In either instance, or a combination of both, the three ordinances clearly entitle Metro Government to review and approve the transactions at issue involving Insight Communications.

There are also persistent, but unverified, reports that Insight Communications has a current agreement with another major cable company, Comcast wherein Comcast is entitled to purchase ½ of Insight’s business, including Insight’s Metro Louisville franchise. There are two factors which make these reports credible, as well as important for the issues under discussion in this memorandum. First, Insight Communications already has what it calls a "50/50 partnership" with Comcast in several in Kentucky and three other contiguous states.

Second, selling or trading off assets is a very frequent strategy used by corporations in "going private" in order to pay off debt created by the acquisition of publicly-held stock

Finally, LMCO 116.37(C) requires the new entity, whatever it may be, and if approved, to execute a new agreement with the Metro Government, essentially on terms acceptable to the Metro Government.

Information which Metro Government is entitled to receive

LMCO 116.37(B)(1) sets out the kinds of information Metro Government is entitled to ask for, about the principals of the successor entity, and especially about its organizational and financial ability to perform the franchise. In addition, that section necessarily implies that Metro Government is entitled to a collateral level of information sufficient to clarify and verify the primary information explicitly spelled out in the ordinance.

Beyond these categories of information, it is doubtful that metro Government can compel Insight Communications to furnish other information, unless the request is clearly relevant to the areas of oversight. This is not to say that LMCO 116.37(B)(1) limits the issues the Metro Government may raise in connection with an approval process, which is discussed in paragraph 5 of this memorandum, immediately following.

Issues which may be considered by Metro Government

As noted under paragraph 4, above, the primary issues in the approval process involve the management of the new entity, its financial stability, and its ability to perform the franchise. It is our opinion, however, that this does not in any way preclude the introduction of whatever issues may be "on the table" or otherwise apparent to Metro Government at the time approval is being reviewed. There are two reasons for this:

First, most if not all these issues are likely to be related to the service being provided by the franchisee, and thus arguably relevant to the determination required under LMCO 116.37(B)(1)(c). Second, and probably most important, the approval process clearly involves an element of subjective discretion on the part of Metro Government which can be used to gain Insight Communications’ consideration of issues which may arguably be collateral or marginally relevant to the primary organizational and fiscal issues.


Enclosures

Letter dated October 6, 2005 from Laurence J. Zielke to William T. Warner

  • "Cable Franchise Transfer Requests", article by Jon Kreucher
  • Insight Press Release dated July 29, 2005
  • 47 C.F.R. § 76.502 - Time limits applicable to franchise authority seeking consideration of transfer applications


    Footnotes

    Insight Communications has in fact taken the position that no approvals are needed; see letter dated October 6, 2005 from Insight’s counsel, Laurence J. Zielke to Asst. County Attorney William T. Warner, a copy of which is attached to this memorandum.

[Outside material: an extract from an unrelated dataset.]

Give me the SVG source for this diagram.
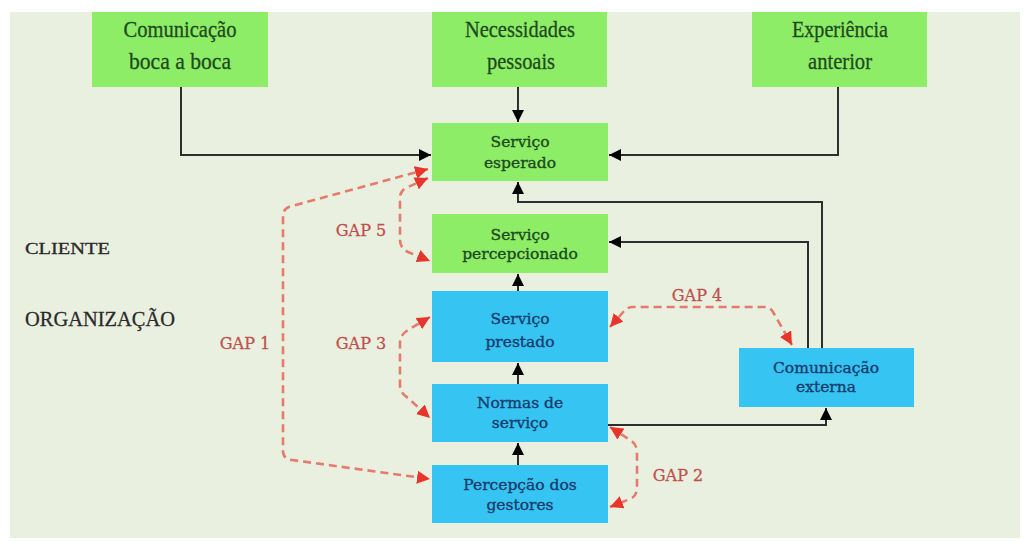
<svg xmlns="http://www.w3.org/2000/svg" width="1032" height="542" viewBox="0 0 1032 542">
<defs>
<style>
.g{fill:#8eed66}
.b{fill:#36c4f2}
.tt{font-family:"Liberation Serif",serif;font-size:23px;fill:#1f4a1f;stroke:#1f4a1f;stroke-width:0.3;text-anchor:middle}
.tg{font-family:"DejaVu Serif",serif;font-size:15.5px;fill:#1d4a20;stroke:#1d4a20;stroke-width:0.35;text-anchor:middle}
.tb{font-family:"DejaVu Serif",serif;font-size:15.5px;fill:#173c6e;stroke:#173c6e;stroke-width:0.35;text-anchor:middle}
.gap{font-family:"DejaVu Serif",serif;font-size:16px;fill:#c0504d;stroke:#c0504d;stroke-width:0.3;text-anchor:middle}
.side{font-family:"Liberation Serif",serif;fill:#2b2b2b;stroke:#2b2b2b;stroke-width:0.3}
.k{fill:none;stroke:#2e2e2e;stroke-width:2}
.r{fill:none;stroke:#e67a6c;stroke-width:2.6;stroke-dasharray:8 5}
</style>
<marker id="ak" viewBox="0 0 12 12" refX="12" refY="6" markerWidth="12" markerHeight="12" markerUnits="userSpaceOnUse" orient="auto"><path d="M0,0 L12,6 L0,12 z" fill="#000"/></marker>
<marker id="ar" viewBox="0 0 12 12" refX="12" refY="6" markerWidth="13" markerHeight="13" markerUnits="userSpaceOnUse" orient="auto-start-reverse"><path d="M0,0 L12,6 L0,12 z" fill="#e8352b"/></marker>
</defs>
<rect x="0" y="0" width="1032" height="542" fill="#ffffff"/>
<rect x="10" y="12" width="1010" height="526" fill="#e9f0df"/>

<g id="connectors">
<path class="k" d="M181,87 V155 H431" marker-end="url(#ak)"/>
<path class="k" d="M518,87 V122" marker-end="url(#ak)"/>
<path class="k" d="M838,87 V155 H609" marker-end="url(#ak)"/>
<path class="k" d="M822,348 V202 H518 V182" marker-end="url(#ak)"/>
<path class="k" d="M808,348 V242 H609" marker-end="url(#ak)"/>
<path class="k" d="M518,291 V274" marker-end="url(#ak)"/>
<path class="k" d="M518,384 V363" marker-end="url(#ak)"/>
<path class="k" d="M518,465 V443" marker-end="url(#ak)"/>
<path class="k" d="M608,425 H826 V408" marker-end="url(#ak)"/>
<path class="r" d="M428,169 L292,206 Q283,208 283,216 V451 Q283,459 292,460 L430,479" marker-start="url(#ar)" marker-end="url(#ar)"/>
<path class="r" d="M428,178 L406,188 Q400,191 400,198 V240 Q400,248 408,252 L430,261" marker-start="url(#ar)" marker-end="url(#ar)"/>
<path class="r" d="M430,317 L408,330 Q400,335 400,343 V385 Q400,393 408,398 L430,418" marker-start="url(#ar)" marker-end="url(#ar)"/>
<path class="r" d="M610,327 L625,310 Q628,307 633,307 H765 Q770,307 773,312 L792,345" marker-start="url(#ar)" marker-end="url(#ar)"/>
<path class="r" d="M610,427 L630,440 Q637,444 637,452 V488 Q637,496 630,499 L610,507" marker-start="url(#ar)" marker-end="url(#ar)"/>
</g>

<g id="gap-labels">
<text class="gap" x="245" y="349">GAP 1</text>
<text class="gap" x="678" y="481">GAP 2</text>
<text class="gap" x="361" y="349">GAP 3</text>
<text class="gap" x="697" y="301">GAP 4</text>
<text class="gap" x="361" y="236">GAP 5</text>
</g>

<g id="side-labels">
<text class="side" x="25" y="254" font-size="16" textLength="85" lengthAdjust="spacingAndGlyphs">CLIENTE</text>
<text class="side" x="25" y="326" font-size="22" textLength="150" lengthAdjust="spacingAndGlyphs">ORGANIZAÇÃO</text>
</g>

<g id="comunicacao-boca">
<rect class="g" x="92" y="12" width="176" height="75"/>
<text class="tt" x="180" y="37" textLength="113" lengthAdjust="spacingAndGlyphs">Comunicação</text>
<text class="tt" x="180" y="69" textLength="102" lengthAdjust="spacingAndGlyphs">boca a boca</text>
</g>
<g id="necessidades">
<rect class="g" x="432" y="12" width="175" height="75"/>
<text class="tt" x="520" y="37" textLength="110" lengthAdjust="spacingAndGlyphs">Necessidades</text>
<text class="tt" x="521" y="69" textLength="68" lengthAdjust="spacingAndGlyphs">pessoais</text>
</g>
<g id="experiencia">
<rect class="g" x="752" y="12" width="175" height="75"/>
<text class="tt" x="840" y="37" textLength="96" lengthAdjust="spacingAndGlyphs">Experiência</text>
<text class="tt" x="840" y="69" textLength="64" lengthAdjust="spacingAndGlyphs">anterior</text>
</g>
<g id="servico-esperado">
<rect class="g" x="432" y="123" width="176" height="58"/>
<text class="tg" x="520" y="147">Serviço</text>
<text class="tg" x="520" y="168">esperado</text>
</g>
<g id="servico-percepcionado">
<rect class="g" x="432" y="214" width="176" height="59"/>
<text class="tg" x="520" y="240">Serviço</text>
<text class="tg" x="520" y="259">percepcionado</text>
</g>
<g id="servico-prestado">
<rect class="b" x="432" y="291" width="176" height="71"/>
<text class="tb" x="520" y="324" font-size="18">Serviço</text>
<text class="tb" x="520" y="347" font-size="17">prestado</text>
</g>
<g id="normas">
<rect class="b" x="432" y="384" width="176" height="58"/>
<text class="tb" x="520" y="408">Normas de</text>
<text class="tb" x="520" y="428">serviço</text>
</g>
<g id="percepcao-gestores">
<rect class="b" x="432" y="465" width="176" height="58"/>
<text class="tb" x="520" y="490">Percepção dos</text>
<text class="tb" x="520" y="510">gestores</text>
</g>
<g id="comunicacao-externa">
<rect class="b" x="739" y="348" width="175" height="59"/>
<text class="tb" x="826" y="373">Comunicação</text>
<text class="tb" x="826" y="392">externa</text>
</g>
</svg>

    International Municipal Lawyer’’s Association e-News, June 22, 2005

    See Insight Press Release dated July 29, 2005 [copy attached].

    See Insight Communications Proxy Statement, Form 14A, filed August 19,2005 , pages 8-9. The “continuing investors” are the founders of Insight, together with their relatives and affiliated trusts all of who will be co-owners of the surviving corporation; see Proxy Statement, pages 8 and 25-26. Note: All of the Insight SEC filings which are referred to in this memorandum can be found at Insight’s web page: www.insight-com.com > Investor Relations > SEC Filings

    Carlyle is to contribute $600+ million toward the purchase of stock owned by public shareholders; see Proxy Statement, page 27.

    See Form 13D, page 9.

    There is no mention in this representation of any of Insight’s franchise agreements.

    Under KRS 67C.123(3), both the City and County CATV franchises “carried over” into the new government as fully binding on both Insight and the new Metro Government. Under KRS 67C.115(1)(a), former Jefferson County Code Sections 116.01 - 116.51 and 116.99 was recodified as LMCO 116.01 - 116.51 and 116.99, and became effective for the new Metro Government.

    Accordingly, it is our opinion that, except for the application of various general equitable limitations such as laches, there are no time limits running on Metro Government’s entitlement to exercise its rights to review and approve the transactions at issue.

    See, e.g, Charter Communications, Inc. v. County of Santa Cruz, D.C. N.D. Calif, 2001, 133 F. Supp. 2d 1184.

    Both the City and the County ordinances squarely encompass and adopt the applicable provisions of LMCO 116.01, et. seq.; see Section 5(3) of the County ordinance [“This franchise agreement is subject to and shall be governed by ........ any other applicable provision of ... local law”]; and Section 5(1) of the City ordinance [Operator shall not be excused from complying with the requirements of this ordinance, or any subsequently adopted amendments to this ordinance .....]

    LMCO 116.37(A) states explicitly that “A merger or consolidation shall be deemed a transfer or assignment.”

    See LMCO 116.37(B)(1)(b) and (c) which requires the new entity to “establish to the satisfaction of the Metro Government” its financial viability and its ability “ ... to maintain and operate the cable communications system for the remaining term of the franchise.”

    See Press Release dated July 29, 2005, page 2.

    See Charter Communications, Inc. v. County of Santa Cruz, cited above at note 8, at 133 F. Supp 2d 1209-1211.

    Such as the current issue over reassigning GLTV Channel 24.

    Treatment of some issues may be limited or even proscribed under the First Amendment; see, e.g, Good News Club v. Milford Central School, 121 S. Ct. 2093 (2001); and The Putnam Pit, Inc. v. City of Cookeville, 6th Circ. 2000, 221 F.3d, 834.